A chi non è mai capitato di ricevere una comunicazione in formato cartaceo da parte dell’Agenzia delle Entrate con il glifo in calce al foglio che invita a verificare la corrispondenza con il documento informatico originale? Ma cos’è il glifo? E a cosa serve questo particolare timbro digitale che si trova sugli atti della PA?
Nel linguaggio informatico, con il termine “glifo” o “timbro digitale”, si intende un particolare contrassegno generato elettronicamente costituito da un insieme di segni grafici, di diverso aspetto o realizzazione, con cui è possibile riprodurre un documento informatico allo scopo di renderlo leggibile attraverso l’impiego di specifici sistemi automatizzati.
Dal punto di vista tecnico, il contrassegno o glifo è costituito da un codice QR e da alcune informazioni tecniche, come la URL (uniform resource locator) del sito internet per accedere al servizio di verifica, il codice identificativo del documento ed il codice di verifica.
In taluni casi, il glifo può anche essere costituito dal solo codice grafico bidimensionale generato elettronicamente che può essere apposto in formato stampabile sulla copia analogica (cartacea) di un documento amministrativo informatico (tipico esempio è rappresentato dai contrassegni apposti a margine di biglietti aerei e ferroviari).
La funzione del glifo sugli atti della PA è quella di sostituire a tutti gli effetti la sottoscrizione autografa e consentire la verifica della corrispondenza della copia cartacea dell’atto ricevuto rispetto all’originale documento informatico.
Attraverso il contrassegno glifo, è possibile accedere al documento informatico originale, controllare la conformità del contenuto rispetto alla sua riproduzione cartacea e verificare l’esistenza di firme, marche temporali o numeri di protocollo.
Ai fini della validità del procedimento di notifica, la copia cartacea di un documento “glifato” è tale da soddisfare i requisiti di attestazione di conformità all’originale documento informatico che riproduce.
Sempre più spesso infatti, i documenti emessi dalla PA non sono documenti cartacei, firmati dal funzionario che li emette con la sua firma autografa, ma vengono prodotti in modalità informatica, firmati sempre in modalità informatica e fatti recapitare al destinatario tramite posta elettronica certificata.
Se il documento digitale è indirizzato ad un contribuente al quale non può essere recapitato via posta elettronica certificata, gli viene inviata una copia cartacea del documento sulla quale è stampato un contrassegno elettronico, il glifo appunto, tramite il quale è possibile verificare on line la conformità con il documento originale. Un tipico esempio è costituito dagli “avvisi bonari” in forma cartacea che l’Agenzia delle Entrate invia ai contribuenti non raggiungibili via pec.

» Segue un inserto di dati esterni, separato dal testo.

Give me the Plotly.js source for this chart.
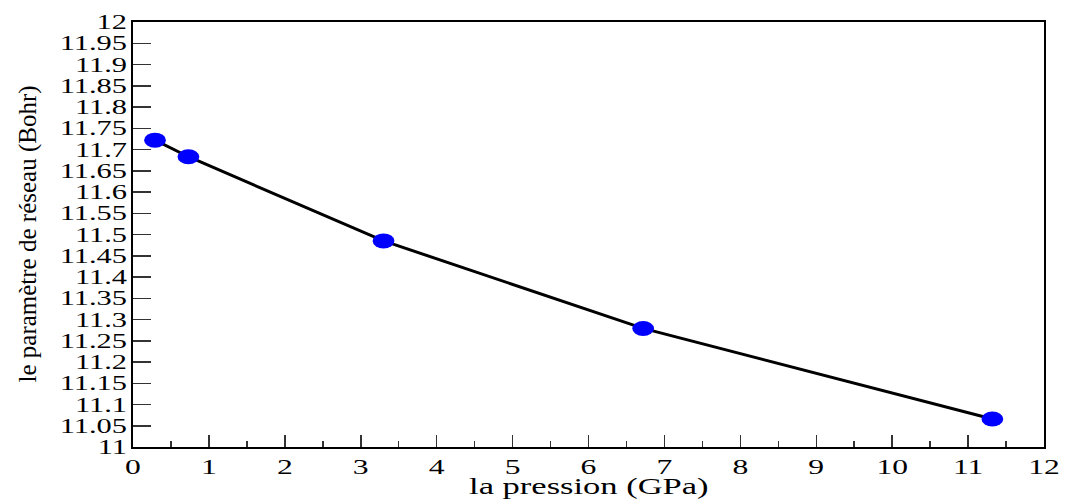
<!DOCTYPE html>
<html><head><meta charset="utf-8">
<script src="https://cdn.plot.ly/plotly-3.0.1.min.js"></script>
<style>
html,body{margin:0;padding:0;background:#fff}
#chart{width:1065px;height:500px}
</style></head><body><div id="chart"></div>
<script>
const pressure=[0.29,0.73,3.30,6.72,11.32];
const latticeParam=[11.722,11.683,11.485,11.279,11.066];
const yTickVals=[11,11.05,11.1,11.15,11.2,11.25,11.3,11.35,11.4,11.45,11.5,11.55,11.6,11.65,11.7,11.75,11.8,11.85,11.9,11.95,12];
const yTickText=['11','11.05','11.1','11.15','11.2','11.25','11.3','11.35','11.4','11.45','11.5','11.55','11.6','11.65','11.7','11.75','11.8','11.85','11.9','11.95','12'];
const xTitle='la pression (GPa)';
const yTitle='le paramètre de réseau (Bohr)';

const L=133,R=21,T=22,B=53,W=1065,H=500;
const pw=W-L-R, ph=H-T-B;
const serif='Liberation Serif, serif';

const trace={
  x:pressure,y:latticeParam,type:'scatter',mode:'lines+markers',
  line:{color:'#000',width:3},
  marker:{color:'#0000ff',size:15,line:{width:0}},
  cliponaxis:false,showlegend:false,hoverinfo:'none'
};
const layout={
  width:W,height:H,margin:{l:L,r:R,t:T,b:B,pad:0},
  paper_bgcolor:'#fff',plot_bgcolor:'#fff',showlegend:false,
  font:{family:serif,color:'#000'},
  xaxis:{range:[0,12],dtick:1,tick0:0,ticks:'inside',ticklen:12,tickwidth:1.5,tickcolor:'#333',
    minor:{dtick:0.5,ticks:'inside',ticklen:6,tickwidth:1.5,tickcolor:'#333',showgrid:false},
    showgrid:false,zeroline:false,showline:true,mirror:true,linecolor:'#000',linewidth:2,
    tickfont:{family:serif,size:21,color:'#000'},fixedrange:true},
  yaxis:{range:[11,12],tickmode:'array',tickvals:yTickVals,ticktext:yTickText,ticks:'inside',ticklen:18,tickwidth:1.5,tickcolor:'#333',
    showgrid:false,zeroline:false,showline:true,mirror:true,linecolor:'#000',linewidth:2,
    tickfont:{family:serif,size:20,color:'#000'},fixedrange:true},
  annotations:[
    {text:xTitle,xref:'paper',yref:'paper',x:(589-L)/pw,y:(447-501)/ph,xanchor:'center',yanchor:'bottom',showarrow:false,font:{family:serif,size:23,color:'#000'}},
    {text:yTitle,xref:'paper',yref:'paper',x:(27-L)/pw,y:0.5,xanchor:'center',yanchor:'middle',textangle:-90,showarrow:false,font:{family:serif,size:25,color:'#000'}}
  ]
};
function stretch(sel,f){
  document.querySelectorAll(sel).forEach(t=>{
    const len=t.getComputedTextLength();
    if(len>0){t.setAttribute('textLength',(len*f).toFixed(1));t.setAttribute('lengthAdjust','spacingAndGlyphs');}
  });
}
Plotly.newPlot('chart',[trace],layout,{displayModeBar:false,staticPlot:true}).then(()=>{
  document.querySelectorAll('.scatterlayer .points path').forEach(p=>{
    const t=p.getAttribute('transform')||'';
    p.setAttribute('transform',t+' scale(1.45,1)');
  });
  stretch('.ytick text',1.52);
  stretch('.xtick text',1.5);
  stretch('.annotation[data-index="0"] text',1.5);
});
</script></body></html>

Per visualizzare il documento originale e verificare la conformità con la copia ricevuta, occorre collegarsi al sito web della PA emittente (per verificare i documenti emessi dall’Agenzia delle Entrate ad esempio occorre cliccare qui) ed inserire l’identificativo del documento, il codice di verifica del documento (il CVD) ed il codice captcha che compare nell’apposito riquadro (il codice captcha è un tipo di misura di sicurezza nota come autenticazione challenge/response che protegge dallo spam e dalla decriptazione delle password chiedendo agli utenti di superare un semplice test che prova che l’utente è una persona e non un computer che sta tentando di violare un account).
In alternativa, occorre leggere il QR Code contenuto nel documento cartaceo, con un qualsiasi dispositivo elettronico (smartphone o tablet) ed inserire il codice captcha che compare nell’apposito riquadro ed il codice di verifica del documento (il CVD).
Sebbene i documenti cosiddetti “glifati” presentino alcune criticità laddove la legge prescriva la produzione o l’allegazione di atti in originale o in copia autentica o una verifica giuridicamente significativa, la possibilità di avere subito a disposizione il documento informatico sul sito web della PA emittente, risponde abbastanza bene a semplici esigenze di comodità, in particolar modo quando la copia del documento cartaceo in nostro possesso è poco leggibile o incompleto.